Exercise 2.5Z: Linear Distortions with DSB-AM

Considered system model

As in Exercise 2.5 here we will also examine:

the DSB–AM/synchronous demodulator combination,
considerations involving a linear distorting channel.

Let the source signal $q(t)$ be a cosine signal with amplitude $A_{\rm N}$ and frequency $f_{\rm N}$ , such that the spectrum of the modulated signal is as follows:

$S(f)= \frac{A_{\rm N}}{4} \cdot \big[\delta(f + f_{\rm O}) + \delta(f + f_{\rm U}) + \delta(f - f_{\rm U}) + \delta(f - f_{\rm O}) \big]\hspace{0.05cm}.$

The abbreviations stand for

the upper sideband (German: "oberes Seitenband" ⇒ subscript "O") $f_{\rm O} = f_{\rm T} + f_{\rm N}$ , and
the lower sideband (German: "unteres Seitenband" ⇒ subscript "U") $f_{\rm U} = f_{\rm T} - f_{\rm N}$ .

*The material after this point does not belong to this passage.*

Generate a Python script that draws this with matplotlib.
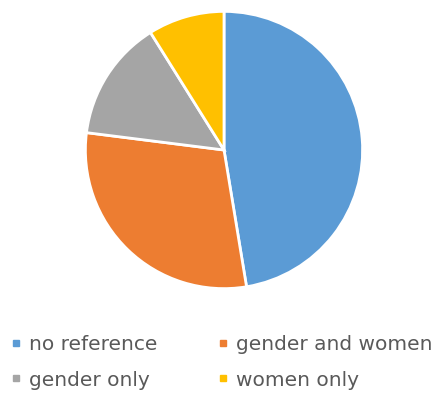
import matplotlib
matplotlib.use("Agg")
import matplotlib.pyplot as plt
from matplotlib.lines import Line2D

categories = ["no reference", "gender and women", "gender only", "women only"]
shares = [47.4, 29.6, 14.1, 8.9]
colors = ["#5B9BD5", "#ED7D31", "#A5A5A5", "#FFC000"]

W, H = 446, 396
fig = plt.figure(figsize=(W / 100, H / 100), dpi=100)
fig.patch.set_facecolor("white")

cx, cy, r = 224, 150, 140
ax = fig.add_axes([(cx - r) / W, (H - cy - r) / H, 2 * r / W, 2 * r / H])
ax.pie(shares, colors=colors, startangle=90, counterclock=False,
       wedgeprops=dict(edgecolor="white", linewidth=2))
ax.set_xlim(-1.01, 1.01)
ax.set_ylim(-1.01, 1.01)
ax.set_aspect("equal")
ax.axis("off")

handles = [Line2D([], [], linestyle="none", marker="s", markersize=5,
                  markerfacecolor=c, markeredgecolor=c) for c in colors]
# two columns filled column-wise: left column = entries 0 and 2, right = 1 and 3
order = [0, 2, 1, 3]
fig.legend([handles[i] for i in order], [categories[i] for i in order],
           ncol=2, loc="upper left", bbox_to_anchor=(11 / W, 1 - 335 / H),
           frameon=False, fontsize=14.5, labelcolor="#595959",
           handlelength=0.5, handletextpad=0.4, columnspacing=3.0,
           labelspacing=0.82, borderpad=0, borderaxespad=0)

fig.savefig("out.png", dpi=100, facecolor="white")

The channel frequency response (German: "Kanalfrequenzgang" ⇒ subscript "K") is only given for these two frequencies and is:

$H_{\rm K}(f_{\rm O}) = R_{\rm O} + {\rm j} \cdot I_{\rm O},\hspace{0.2cm}H_{\rm K}(f_{\rm U}) = R_{\rm U} + {\rm j} \cdot I_{\rm U} \hspace{0.05cm}.$

For negative frequencies, $H_{\rm K}(– f) = H_{\rm K}^*(f)$ always holds.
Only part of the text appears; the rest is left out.